I don’t know when the tectonic shift in my thinking happened: Hindsight being 20/20, I can see clearly that the time and energy I spent on caring was dumb.
Perhaps it happened the 1001st time that someone called me a “dumb slut” or “annoying bitch” or “ugly, fat, troll” on one of the columns I wrote? When an anon “fan” from the Internet showed up in my real life and threatened me? When Encyclopedia Dramatic posted a whole page dragging me in the ugliest of ways? Or, was it when my daughter died and I realized how unreal what people say on the Internet is compared to the heartache and struggle of real life? Or, maybe, at some point I just became tired of trying to fix the world by battling one troll at a time?
Whatever happened, somewhere along the way, I learned to truly and honestly give no fucks. About online drama. Offline drama. Harsh and ugly souled people, in general. I have no energy to go in with witty verbal guns blazing to school some newb. I just don’t. I give zero fucks.
At one point, I had good reason to be bothered by some of the things said to or about me online. That time passed slowly, much slower than it should for a functioning adult. The energy and ire I wasted on engaging with these bumblefucks is monumental. And, as a 45-year old tired person, I wish I had that energy back.
There is something totally freeing about the moment you decide to stop wasting energy and time on stupid shit. It’s like boulders are lifted off your shoulders and you wake up out of a fog to see what things are out in front of you without clouds in your eyes.
You also stop having headaches, heart palpitations, anxiety attacks, ringing in your ears, shaky hands, and more. Yes, the Internet, and specifically Social Media actually have real life, physical effects on some people. And, I was one of them. That’s not to say that those things don’t still happen to me… occasionally. They do. Just not because of something as trite as online drama.
Giving no fucks is a subtle art. It involves balance. Because, obviously, there are still things you care about that may present themselves to you for commentary in an online forum.
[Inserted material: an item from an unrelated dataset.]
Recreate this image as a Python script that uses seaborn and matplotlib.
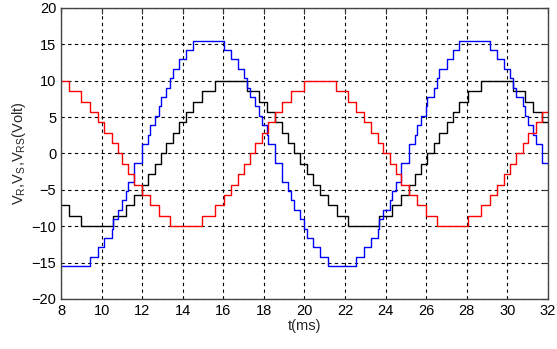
import numpy as np
import pandas as pd
import matplotlib
matplotlib.use("Agg")
import matplotlib.pyplot as plt
import seaborn as sns

# step start times (ms) and held levels (V)
t_r = [8.00, 8.40, 8.99, 9.44, 9.80, 10.13, 10.49, 10.79, 11.02, 11.28, 11.62, 12.01,
       12.40, 12.81, 13.38, 14.97, 15.60, 16.01, 16.39, 16.70, 17.01, 17.32, 17.58,
       17.90, 18.21, 18.53, 18.89, 19.36, 19.98, 21.55, 22.13, 22.55, 22.91, 23.27,
       23.60, 23.89, 24.19, 24.50, 24.78, 25.14, 25.54, 25.97, 26.53, 28.08, 28.71,
       29.16, 29.50, 29.82, 30.12, 30.44, 30.75, 31.03, 31.40, 31.72]
v_r = [10, 8.57, 7.14, 5.71, 4.29, 2.86, 1.43, 0, -1.43, -2.86, -4.29, -5.71, -7.14,
       -8.57, -10, -8.57, -7.14, -5.71, -4.29, -2.86, -1.43, 0, 1.43, 2.86, 4.29, 5.71,
       7.14, 8.57, 10, 8.57, 7.14, 5.71, 4.29, 2.86, 1.43, 0, -1.43, -2.86, -4.29,
       -5.71, -7.14, -8.57, -10, -8.57, -7.14, -5.71, -4.29, -2.86, -1.43, 0, 1.43,
       2.86, 4.29, 5.71]

t_s = [8.00, 8.40, 8.99, 10.58, 11.21, 11.62, 12.01, 12.31, 12.62, 12.93, 13.19, 13.51,
       13.82, 14.15, 14.51, 14.97, 15.60, 17.16, 17.74, 18.16, 18.53, 18.89, 19.21,
       19.50, 19.80, 20.11, 20.40, 20.78, 21.15, 21.58, 22.13, 23.68, 24.32, 24.78,
       25.14, 25.43, 25.73, 26.05, 26.36, 26.64, 27.01, 27.33, 27.63, 28.08, 28.71,
       30.28, 30.86, 31.28, 31.72]
v_s = [-7.14, -8.57, -10, -8.57, -7.14, -5.71, -4.29, -2.86, -1.43, 0, 1.43, 2.86,
       4.29, 5.71, 7.14, 8.57, 10, 8.57, 7.14, 5.71, 4.29, 2.86, 1.43, 0, -1.43, -2.86,
       -4.29, -5.71, -7.14, -8.57, -10, -8.57, -7.14, -5.71, -4.29, -2.86, -1.43, 0,
       1.43, 2.86, 4.29, 5.71, 7.14, 8.57, 10, 8.57, 7.14, 5.71, 4.29]

t_rs = [8.00, 9.44, 9.80, 10.13, 10.49, 10.58, 10.79, 11.02, 11.21, 11.28, 11.62, 12.01,
        12.31, 12.40, 12.62, 12.81, 12.93, 13.19, 13.38, 13.51, 13.82, 14.15, 14.51,
        16.01, 16.39, 16.70, 17.01, 17.16, 17.32, 17.58, 17.74, 17.90, 18.16, 18.21,
        18.53, 18.89, 19.21, 19.36, 19.50, 19.80, 19.98, 20.11, 20.40, 20.78, 21.15,
        22.55, 22.91, 23.27, 23.60, 23.68, 23.89, 24.19, 24.32, 24.50, 24.78, 25.14,
        25.43, 25.54, 25.73, 25.97, 26.05, 26.36, 26.53, 26.64, 27.01, 27.33, 27.63,
        29.16, 29.50, 29.82, 30.12, 30.28, 30.44, 30.75, 30.86, 31.03, 31.28, 31.40,
        31.72]
v_rs = [-15.5, -14.21, -12.92, -11.63, -10.33, -9.04, -7.75, -6.46, -5.17, -3.88,
        -1.29, 1.29, 2.58, 3.88, 5.17, 6.46, 7.75, 9.04, 10.33, 11.63, 12.92, 14.21,
        15.5, 14.21, 12.92, 11.63, 10.33, 9.04, 7.75, 6.46, 5.17, 3.88, 2.58, 1.29,
        -1.29, -3.88, -5.17, -6.46, -7.75, -9.04, -10.33, -11.63, -12.92, -14.21, -15.5,
        -14.21, -12.92, -11.63, -10.33, -9.04, -7.75, -6.46, -5.17, -3.88, -1.29, 1.29,
        2.58, 3.88, 5.17, 6.46, 7.75, 9.04, 10.33, 11.63, 12.92, 14.21, 15.5, 14.21,
        12.92, 11.63, 10.33, 9.04, 7.75, 6.46, 5.17, 3.88, 2.58, 1.29, -1.29]

t_end = 32
x_ticks = list(range(8, 33, 2))
y_ticks = list(range(-20, 21, 5))

sns.set_style("white")
plt.rcParams['font.family'] = ['Liberation Sans', 'DejaVu Sans']

fig = plt.figure(figsize=(5.57, 3.49), dpi=100)
ax = fig.add_axes([0.1095, 0.1433, 0.8743, 0.8338])


def stairs(t, v):
    # hold the last level up to the end of the axis
    return pd.DataFrame({"t": list(t) + [t_end], "v": list(v) + [v[-1]]})


for t, v, c in [(t_s, v_s, "black"), (t_rs, v_rs, "#0000ff"), (t_r, v_r, "#ff0000")]:
    d = stairs(t, v)
    sns.lineplot(data=d, x="t", y="v", ax=ax, color=c, lw=1.0,
                 drawstyle="steps-post", estimator=None, sort=False)

ax.set_xlim(8, 32)
ax.set_ylim(-20, 20)
ax.set_xticks(x_ticks)
ax.set_yticks(y_ticks)
ax.grid(True, color="black", linestyle=(0, (3, 3)), linewidth=0.8)
ax.set_axisbelow(True)
ax.tick_params(direction="in", length=4, top=True, right=True, labelsize=10.5,
               colors="#333333", labelcolor="black")
for s in ax.spines.values():
    s.set_color("#444444")
    s.set_linewidth(1.0)

ax.set_xlabel("t(ms)", fontsize=10.5, labelpad=1)
ax.set_ylabel(r"V$_\mathregular{R}$,V$_\mathregular{S}$,V$_\mathregular{RS}$(Volt)",
              fontsize=10.5, labelpad=2)

fig.savefig("out.png", dpi=100)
And, there is still dramaz – swirling all around you. Giving no fucks is all about choice. Choosing not to be bothered. Choosing what will get you worked up and limiting those occasions to few and far between, if not none at all.
So, Twaddlefart calls you a name on Facebook. They say really mean things about you, to you… are you going to be bothered? Is it worth your time and attention? If so, do you need to get more involved than just a pithy comment?
Is engaging worth letting Twaddlefart into your life to ruin your day(s)?
I didn’t think so.
Giving no fucks is also a realization that anytime some anon innerwebs stranger spews vitriolic acid at you that it is telling you more about their life than yours. These are unhappy people, don’t let them drag you down with them.
Also, the absolute best fuck you you can give to an asshole online is to remain unbothered by what they say. It infuriates them.
Better yet, don’t even respond. That really boils their buttons, I’m telling you.
Giving no fucks is a relief. It gives you time to do other things. It gives you energy to engage with people in a positive way. It gives you laughter at the attempts of strangers to upset you.
I laugh heartily anytime someone tries to drag me. If they only knew how little real estate their comments and opinions take up in my brain… I am impermeable to their shit flinging. It just slides off me, like water off a duck’s back.
I wish like hell I had figured all this out when I was 35. Better yet, in my 20s when I first started fighting on the (then nacent) Internet. I would have saved so much time and heartache over the years. My life would have been cleaner and happier. But, no ragerts – right? Absolutely.
Perhaps this post can serve as a primer for those who get all worked up on social media. This is how you give no fucks: You decide you give no fucks and then follow that through. It’s simple really when you think about it.